A very select few people know how to leave the high speed reality of life and join me in my slow motion bubble.  They comfort me and reassure me that it is okay, that I am okay.  They aren't uncomfortable around me.  They don't expect me to be something I am not, they don't expect me to do things I just can't.  They are fine just being with me.  I know this is a gift most people do not naturally have.  It is not a gift I have, however it is something I want to work on and hopefully develop. I am so grateful for these people in my life.  They inspire me in so many ways.

A couple weeks ago I had a serious emotional breakdown and reached out to someone. I didn't know what to do or say, but I knew I had to let someone know I was not doing well.  Though it was late, she was willing to come to me. To sit with me, to talk, to listen. She offered, but I was afraid to ask so much of someone.  I was afraid to admit my weakness and allow her to see my at my worst. I was afraid that I wasn't worth the effort.  I must seem like a crazy woman, reaching out for help and then refusing it!  She came to see me the next day.  We talked and I felt better.  Just knowing that she is there for me gives me hope.  Hope that maybe I can let down my guard at some point and allow someone in at the worst of times, when I need someone the most.

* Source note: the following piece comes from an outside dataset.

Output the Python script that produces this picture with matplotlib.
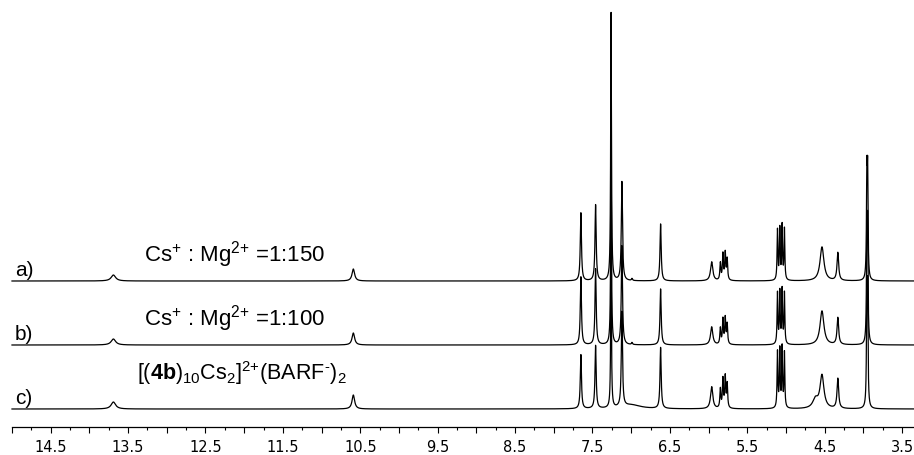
import numpy as np
import matplotlib
matplotlib.use("Agg")
import matplotlib.pyplot as plt
from matplotlib.ticker import MultipleLocator, FuncFormatter

plt.rcParams['mathtext.fontset'] = 'custom'
plt.rcParams['mathtext.rm'] = 'Liberation Sans'
plt.rcParams['mathtext.it'] = 'Liberation Sans:italic'
plt.rcParams['mathtext.bf'] = 'Liberation Sans:bold'

# ---- peak list (chemical shift, ppm) and line widths (ppm) ----
shifts = [13.69, 10.59, 7.65, 7.46, 7.26, 7.12, 7.00, 6.99, 6.62, 5.96,
          5.848, 5.815, 5.785, 5.76, 5.11, 5.08, 5.05, 5.02,
          4.62, 4.535, 4.33, 3.955, 3.945]
widths = [0.07, 0.04, 0.018, 0.018, 0.012, 0.018, 0.30, 0.015, 0.018, 0.035,
          0.015, 0.015, 0.015, 0.015, 0.012, 0.012, 0.012, 0.012,
          0.08, 0.06, 0.025, 0.012, 0.012]

# ---- peak intensities for each spectrum ----
heights_a = [6, 12, 68, 76, 268, 99, 0, 2, 57, 19,
             17, 26, 27, 21, 50, 51, 54, 51,
             0, 34, 28, 98, 98]
heights_b = [6, 12, 68, 76, 205, 99, 0, 2, 56, 18,
             16, 25, 26, 20, 51, 52, 54, 51,
             0, 34, 27, 105, 105]
heights_c = [7, 14, 54, 63, 150, 95, 4, 0, 61, 22,
             19, 29, 31, 24, 56, 58, 60, 55,
             9, 33, 30, 104, 104]

trace_labels = ["a)", "b)", "c)"]
titles = [r"Cs$^{\text{+}}$ : Mg$^{\text{2+}}$ =1:150",
          r"Cs$^{\text{+}}$ : Mg$^{\text{2+}}$ =1:100",
          r"[($\mathbf{4b}$)$_{\text{10}}$Cs$_{\text{2}}$]$^{\text{2+}}$(BARF$^{\text{-}}$)$_{\text{2}}$"]

ppm = np.linspace(15.0, 3.34, 60000)


def spectrum(heights):
    y = np.zeros_like(ppm)
    for s, w, h in zip(shifts, widths, heights):
        y += h / (1.0 + ((ppm - s) / (w / 2.0)) ** 2)
    return y


fig = plt.figure(figsize=(9.14, 4.55), dpi=100)
ax = fig.add_axes([0, 28 / 455, 1, 427 / 455])
ax.set_xlim(15.155, 3.346)
ax.set_ylim(0, 427)

offsets = [146, 82, 18]
for hts, off in zip([heights_a, heights_b, heights_c], offsets):
    ax.plot(ppm, off + spectrum(hts), color="black", lw=0.9)

label_y = [151, 87, 23]
title_y = [165, 101, 47]
title_x = [12.13, 12.13, 12.03]
title_size = [16, 16, 15.5]
for lab, ly, t, tx, ty, ts in zip(trace_labels, label_y, titles, title_x,
                                  title_y, title_size):
    ax.text(14.96, ly, lab, fontsize=15, family="Liberation Sans",
            ha="left", va="baseline")
    ax.text(tx, ty, t, fontsize=ts, family="Liberation Sans",
            ha="center", va="baseline")

for sp in ["left", "right", "top"]:
    ax.spines[sp].set_visible(False)
ax.spines["bottom"].set_bounds(15.0, 3.346)
ax.spines["bottom"].set_linewidth(0.9)
ax.set_yticks([])

ax.xaxis.set_major_locator(MultipleLocator(0.5))
ax.xaxis.set_minor_locator(MultipleLocator(0.25))


def fmt(v, _):
    frac = v - np.floor(v)
    return f"{v:.1f}" if abs(frac - 0.5) < 1e-6 else ""


ax.xaxis.set_major_formatter(FuncFormatter(fmt))
ax.tick_params(axis="x", which="major", direction="out", length=4, width=0.8,
               pad=5, labelsize=10.5)
ax.tick_params(axis="x", which="minor", direction="out", length=2, width=0.8)

fig.savefig("out.png", dpi=100)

I don't know if my bubble will ever release me back into this fast paced world. And maybe that is okay.  One of the things I used to get so frustrated hearing was "you are being prepared so that you can help someone else through their trials".  I would think to myself,  how can I help someone else when I can't even overcome my own pain? But I have learned that is really what I want my life to be about, helping others know they are never alone.  I hope to be able to share my journey and help others find the faith to get through the things that seem so impossible to overcome. I am by no means an expert, but perhaps through my bumbling experiences, I can be helpful to someone else.